At the same time, everyone who wrote Judæo-Arabic had a thorough knowledge of the Hebrew Scriptures, and though they were not usually able to use Hebrew as a language of expression, they were well able to quote in it. Thus their prose is studded with Hebrew proverbs and long passages from the bible, as well as legal and religious terms from the archaic language Aramaic.

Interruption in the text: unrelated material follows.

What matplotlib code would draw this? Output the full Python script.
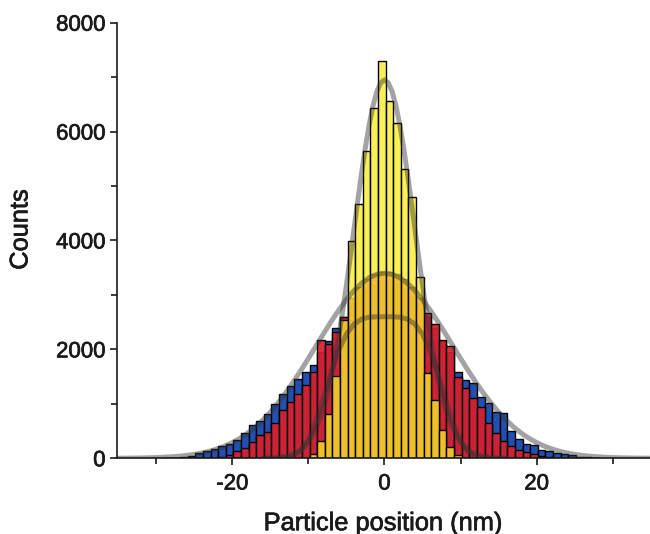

When I first read about it, Judæo-Arabic sounded bafflingly esoteric: it is not easy, after all, to see oneself sitting down to leaf through a collection of eight-hundred-year-old documents, written in a colloquial dialect of medieval Arabic, transcribed in the Hebrew script, and liberally strewn with Hebrew and Aramaic. At its easiest, Arabic is very difficult for a foreigner, and such knowledge as I had of it was mainly of the dialect spoken around Lataifa: a broad, peasant tongue, so earthy that my accent would often earn sniffs from waiters in Cairo restaurants and provoke shopkeepers to ask to see my money before they reached for their shelves. Those experiences had given me something of the fellah’s diffidence about his language: it would never have occurred to me that this simple, rustic dialect could be of any use in so rarified a domain of erudition as the reading of twelfth-century Judæo-Arabic manuscripts.